══ Exercise material

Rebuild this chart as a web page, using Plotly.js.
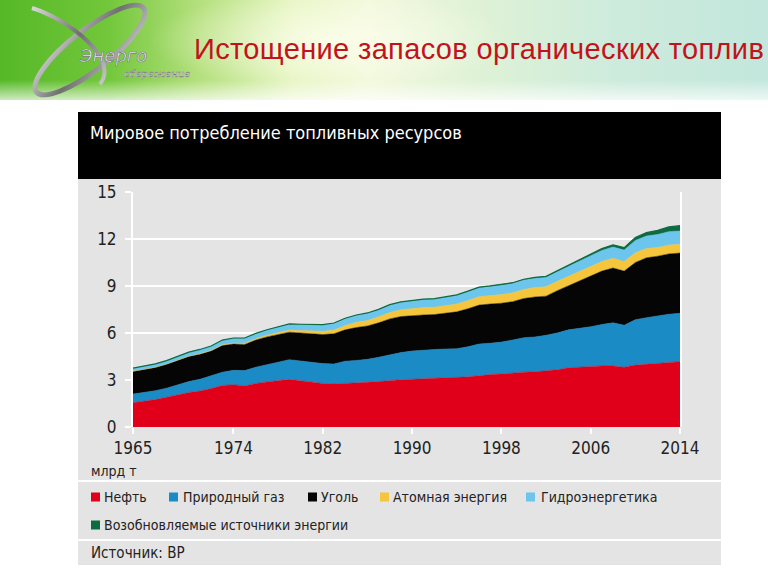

════
══ Exercise material

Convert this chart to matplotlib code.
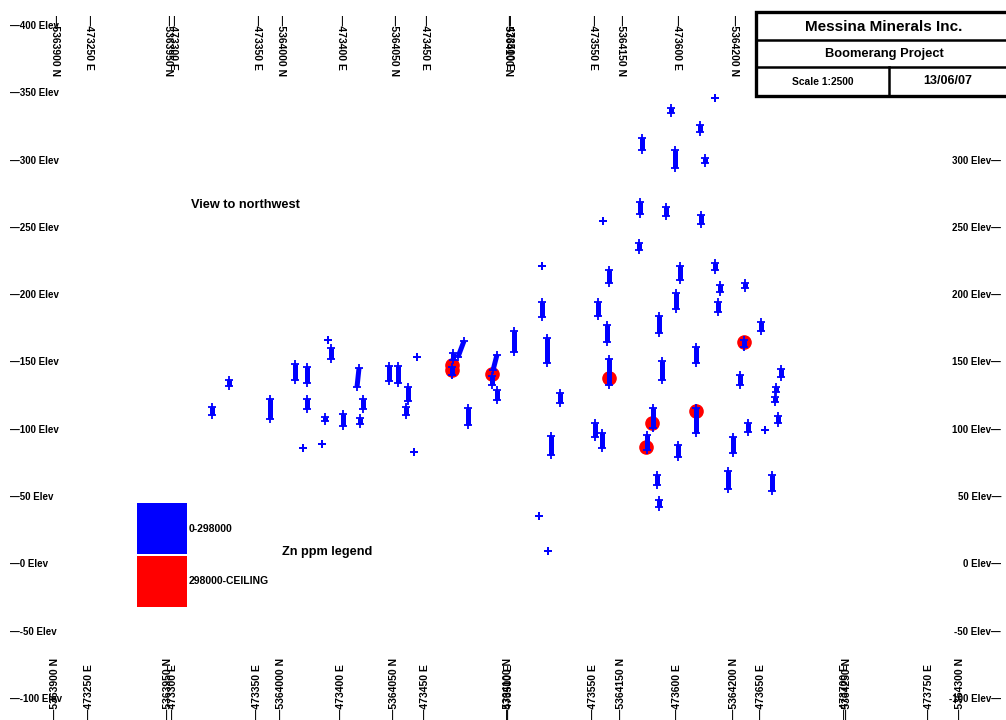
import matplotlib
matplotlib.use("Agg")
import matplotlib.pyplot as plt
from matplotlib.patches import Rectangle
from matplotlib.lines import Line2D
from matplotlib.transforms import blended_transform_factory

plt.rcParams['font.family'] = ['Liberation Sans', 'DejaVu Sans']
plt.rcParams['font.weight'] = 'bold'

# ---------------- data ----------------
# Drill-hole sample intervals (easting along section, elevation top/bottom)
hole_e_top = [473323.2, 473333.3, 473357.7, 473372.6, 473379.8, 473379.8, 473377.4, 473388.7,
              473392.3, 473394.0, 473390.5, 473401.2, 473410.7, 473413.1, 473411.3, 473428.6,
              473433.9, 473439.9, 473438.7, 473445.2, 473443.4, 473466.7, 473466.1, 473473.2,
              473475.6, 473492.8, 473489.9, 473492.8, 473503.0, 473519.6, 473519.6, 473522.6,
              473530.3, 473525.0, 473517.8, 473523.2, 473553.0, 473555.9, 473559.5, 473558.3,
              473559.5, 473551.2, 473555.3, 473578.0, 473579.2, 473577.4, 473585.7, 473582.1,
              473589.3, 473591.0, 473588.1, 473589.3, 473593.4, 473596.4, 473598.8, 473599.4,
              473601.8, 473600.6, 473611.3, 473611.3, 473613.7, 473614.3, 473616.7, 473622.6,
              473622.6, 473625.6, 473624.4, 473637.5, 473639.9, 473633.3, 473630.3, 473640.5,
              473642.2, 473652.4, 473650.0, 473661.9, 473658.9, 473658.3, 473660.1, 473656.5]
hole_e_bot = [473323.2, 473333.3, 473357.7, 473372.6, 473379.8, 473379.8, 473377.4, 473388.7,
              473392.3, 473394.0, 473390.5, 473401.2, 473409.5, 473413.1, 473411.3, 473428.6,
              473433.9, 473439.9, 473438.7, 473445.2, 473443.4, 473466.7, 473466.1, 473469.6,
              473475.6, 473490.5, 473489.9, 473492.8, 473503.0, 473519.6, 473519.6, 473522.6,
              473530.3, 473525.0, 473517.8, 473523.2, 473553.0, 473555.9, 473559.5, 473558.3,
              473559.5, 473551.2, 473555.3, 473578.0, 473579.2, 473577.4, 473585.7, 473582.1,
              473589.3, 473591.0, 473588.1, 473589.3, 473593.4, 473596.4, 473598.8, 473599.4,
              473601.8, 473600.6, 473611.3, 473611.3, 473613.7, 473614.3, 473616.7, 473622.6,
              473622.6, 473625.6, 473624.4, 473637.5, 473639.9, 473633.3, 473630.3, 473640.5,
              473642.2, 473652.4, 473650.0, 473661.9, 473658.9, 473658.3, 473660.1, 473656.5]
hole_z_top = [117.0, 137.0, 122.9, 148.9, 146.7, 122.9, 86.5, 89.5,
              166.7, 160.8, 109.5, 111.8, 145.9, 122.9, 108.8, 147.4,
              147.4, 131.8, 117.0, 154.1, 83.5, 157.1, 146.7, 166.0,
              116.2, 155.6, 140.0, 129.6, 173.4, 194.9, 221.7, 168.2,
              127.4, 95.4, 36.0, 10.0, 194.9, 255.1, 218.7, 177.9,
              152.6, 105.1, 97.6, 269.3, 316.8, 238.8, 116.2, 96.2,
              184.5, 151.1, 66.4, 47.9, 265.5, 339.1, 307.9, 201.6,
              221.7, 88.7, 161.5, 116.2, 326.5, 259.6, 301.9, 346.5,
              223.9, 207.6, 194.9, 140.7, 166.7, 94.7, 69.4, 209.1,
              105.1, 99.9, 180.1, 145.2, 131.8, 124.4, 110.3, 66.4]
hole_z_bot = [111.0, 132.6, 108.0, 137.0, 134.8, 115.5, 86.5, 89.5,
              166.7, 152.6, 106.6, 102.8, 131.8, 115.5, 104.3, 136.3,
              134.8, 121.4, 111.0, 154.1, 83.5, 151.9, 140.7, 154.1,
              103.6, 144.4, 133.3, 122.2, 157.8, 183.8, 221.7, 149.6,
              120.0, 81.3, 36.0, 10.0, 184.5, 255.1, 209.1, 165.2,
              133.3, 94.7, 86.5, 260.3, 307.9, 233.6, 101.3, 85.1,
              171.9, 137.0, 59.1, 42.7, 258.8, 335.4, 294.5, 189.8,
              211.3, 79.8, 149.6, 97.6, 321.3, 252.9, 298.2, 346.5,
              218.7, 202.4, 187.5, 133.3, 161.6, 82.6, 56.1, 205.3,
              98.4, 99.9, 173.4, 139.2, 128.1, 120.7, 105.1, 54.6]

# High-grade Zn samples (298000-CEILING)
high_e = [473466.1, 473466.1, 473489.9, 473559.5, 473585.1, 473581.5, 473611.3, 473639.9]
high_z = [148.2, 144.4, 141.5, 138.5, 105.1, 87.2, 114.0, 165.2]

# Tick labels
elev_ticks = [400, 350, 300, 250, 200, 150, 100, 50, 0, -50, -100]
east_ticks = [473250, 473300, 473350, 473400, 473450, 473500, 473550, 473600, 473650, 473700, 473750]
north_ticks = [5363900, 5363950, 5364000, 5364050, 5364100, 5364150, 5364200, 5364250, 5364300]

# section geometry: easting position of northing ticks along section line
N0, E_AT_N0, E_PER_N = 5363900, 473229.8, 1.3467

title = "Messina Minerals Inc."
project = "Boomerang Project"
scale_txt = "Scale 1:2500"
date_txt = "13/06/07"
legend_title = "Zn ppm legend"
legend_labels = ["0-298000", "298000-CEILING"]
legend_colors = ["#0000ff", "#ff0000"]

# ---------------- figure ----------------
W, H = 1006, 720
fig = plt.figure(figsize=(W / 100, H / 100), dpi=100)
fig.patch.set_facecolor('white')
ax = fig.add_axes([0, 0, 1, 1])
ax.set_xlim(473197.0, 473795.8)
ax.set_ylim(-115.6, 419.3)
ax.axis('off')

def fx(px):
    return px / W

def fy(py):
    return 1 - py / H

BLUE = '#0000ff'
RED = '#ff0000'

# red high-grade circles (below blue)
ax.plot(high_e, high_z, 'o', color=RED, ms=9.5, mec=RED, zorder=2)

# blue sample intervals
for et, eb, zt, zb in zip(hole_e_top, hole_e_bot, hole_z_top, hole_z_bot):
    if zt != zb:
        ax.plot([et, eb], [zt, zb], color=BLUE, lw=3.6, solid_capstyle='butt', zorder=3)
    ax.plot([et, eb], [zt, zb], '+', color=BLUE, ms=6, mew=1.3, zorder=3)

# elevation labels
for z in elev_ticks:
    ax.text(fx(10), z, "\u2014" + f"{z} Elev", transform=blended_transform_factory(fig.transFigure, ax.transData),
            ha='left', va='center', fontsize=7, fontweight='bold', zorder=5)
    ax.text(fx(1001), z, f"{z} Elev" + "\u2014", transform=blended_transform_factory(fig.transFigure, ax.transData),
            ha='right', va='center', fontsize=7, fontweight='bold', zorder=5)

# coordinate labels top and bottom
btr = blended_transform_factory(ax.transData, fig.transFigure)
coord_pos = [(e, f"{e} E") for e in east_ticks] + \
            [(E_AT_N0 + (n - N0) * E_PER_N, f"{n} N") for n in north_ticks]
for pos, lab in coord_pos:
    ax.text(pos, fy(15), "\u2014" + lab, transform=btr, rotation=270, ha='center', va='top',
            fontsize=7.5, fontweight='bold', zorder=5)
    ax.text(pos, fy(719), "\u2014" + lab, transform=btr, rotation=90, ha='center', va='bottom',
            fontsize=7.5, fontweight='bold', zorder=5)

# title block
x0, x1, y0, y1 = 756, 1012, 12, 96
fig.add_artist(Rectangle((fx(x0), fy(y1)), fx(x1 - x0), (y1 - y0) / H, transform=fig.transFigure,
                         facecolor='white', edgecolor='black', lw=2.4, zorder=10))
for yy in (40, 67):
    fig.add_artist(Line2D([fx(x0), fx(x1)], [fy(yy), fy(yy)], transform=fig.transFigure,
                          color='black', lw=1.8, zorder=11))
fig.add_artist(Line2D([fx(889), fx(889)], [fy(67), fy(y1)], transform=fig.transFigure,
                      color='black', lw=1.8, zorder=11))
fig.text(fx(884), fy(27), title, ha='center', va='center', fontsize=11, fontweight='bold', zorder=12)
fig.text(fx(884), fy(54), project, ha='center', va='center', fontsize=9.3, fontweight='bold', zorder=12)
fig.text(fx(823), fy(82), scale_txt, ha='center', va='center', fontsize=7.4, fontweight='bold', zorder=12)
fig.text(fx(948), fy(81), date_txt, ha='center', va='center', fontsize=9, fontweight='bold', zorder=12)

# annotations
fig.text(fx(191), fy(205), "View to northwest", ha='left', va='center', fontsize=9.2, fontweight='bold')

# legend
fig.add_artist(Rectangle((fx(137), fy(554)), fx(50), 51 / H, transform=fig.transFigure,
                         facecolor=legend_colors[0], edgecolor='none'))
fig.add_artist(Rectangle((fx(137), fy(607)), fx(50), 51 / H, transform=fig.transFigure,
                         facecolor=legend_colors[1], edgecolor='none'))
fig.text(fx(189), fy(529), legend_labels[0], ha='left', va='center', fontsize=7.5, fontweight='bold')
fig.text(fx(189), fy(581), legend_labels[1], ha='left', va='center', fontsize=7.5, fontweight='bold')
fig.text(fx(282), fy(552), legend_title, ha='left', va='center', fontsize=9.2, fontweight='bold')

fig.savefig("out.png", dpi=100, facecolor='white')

════

> [Written task] Within the entries above, give again exactly the lines starting at the one that contains "Convert this chart to matplotlib code." and ending at the one that contains "plt.rcParams['font.weight'] = 'bold'", leaving out the pictures.

> [Solution to this exercise]
Convert this chart to matplotlib code.
import matplotlib
matplotlib.use("Agg")
import matplotlib.pyplot as plt
from matplotlib.patches import Rectangle
from matplotlib.lines import Line2D
from matplotlib.transforms import blended_transform_factory

plt.rcParams['font.family'] = ['Liberation Sans', 'DejaVu Sans']
plt.rcParams['font.weight'] = 'bold'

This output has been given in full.